Timothy Garton Ash argues for more free speech

The Munk Centre held a special lecture on Thursday October 8 featuring
British scholar and author Timothy Garton Ash.  Ash’s lecture, entitled
“Why Diverse Societies Need More Free Speech, Not Less,” was met with
enthusiasm by an almost full-house at the George Ignatieff Theatre.

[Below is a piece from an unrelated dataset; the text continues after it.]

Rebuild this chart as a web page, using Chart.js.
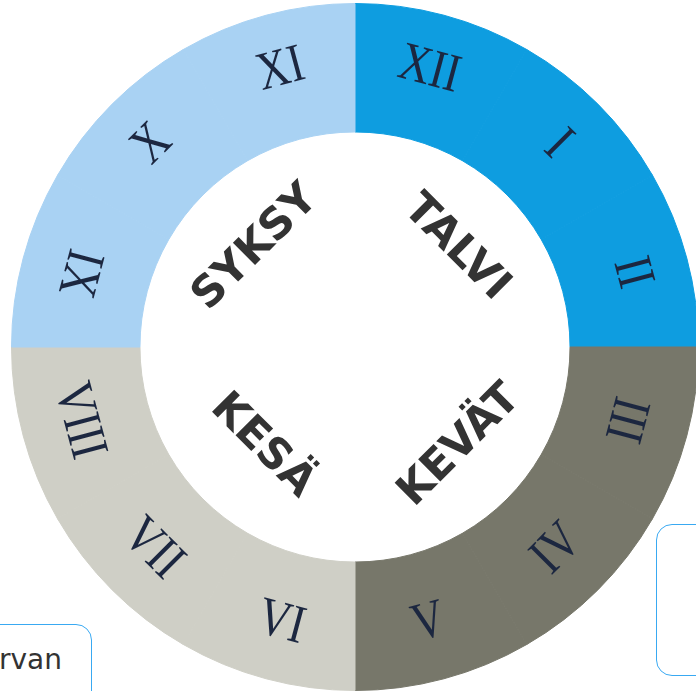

Ash’s hour-long exploration of how we, as citizens of free societies,
should look upon diversity and freedom of expression as fellow
travellers rather than adversaries was well-reasoned and humorous, if
occasionally cliché-ridden. 

Ash began by laying out his three cornerstones of why free speech is a
fundamental right: a) without free speech, we can’t test and analyse
truth, b) democracy and self-government rely on the ability to argue
for and against laws and policies and c) free speech is necessary for
self-realization. Or in Ash’s words “I can’t be myself, if I’m not free
to express myself.”

Then Ash took the audience down the well-worn path of the balancing act
between free speech and hate speech, and in particular the potential of
hate speech to cause violence.  He argued that criminal laws about hate
speech increase intolerance and that the only way to combat bigotry is
to have plural views, freely expressed.

He showed perhaps the greatest passion when describing the censorship
of Jytte Klausen’s book about the Jyllands-Posten Muhammad cartoons
controversy “The Cartoons That Shook The World”.  Publishers Yale
University Press recently decided to remove all images of Muhammad from
the book.  The director of the press, John Donatich justified his
decision by saying “when it came between that and blood on my hands,
there was no question.”

Ash reasoned that by “yielding to intimidation” we are actually
contributing to the violence with this kind of pre-emptive
censorship.   Calling it “utterly shameful,” Ash said this kind of
thinking leads to the belief that the victim of the violence is in fact
the instigator, creating a world in which Salman Rushdie is seen as
responsible for the fatwa against him. 

Ash went on to warn that other groups are taking note and asking why
they should be reasonable, when the threat of violence is so much more
effective in getting ”respect” for their taboos .  In countries where
more and more cultures are living together, Ash predicts that if we
respect all taboos, we will be left with very, very little to talk
about. 

At one point, he challenged the audience to consider if they would
really want a world devoid of hatred, although he didn’t go on to
describe what that world might look like.  And his treatment of the
tangled and sometimes contradictory blasphemy laws in Europe was quite
powerful. 

For me, the least-satifying part of what Ash himself described as a
first run at this speech was the conclusion of his lecture, where he
indulged in some very pleasant dreams about what kind of free speech we
might want to encourage.  He said we must encourage respect – not
respect of the ”I’ll keep my mouth shut because I disagree with you”
type, but respect that honours others’ opposing opinions with spirited
rebuttals. 

The dream of what better speech might look like is a lovely idea
(though I couldn’t shake the impression that Ash’s version involved
middle-aged, white Oxford dons), but it does a disservice to the
staunch support of free expression that came before.  Real free speech
isn’t always pretty or fair, civil or well-argued.  But if we really
want to give this free speech idea a try, it is that sometimes-ugly
reality that we must defend.  Timothy Garton Ash stated that “the
answer to bad speech is more speech and better speech.”  I would have
preferred him to stop at “more speech.”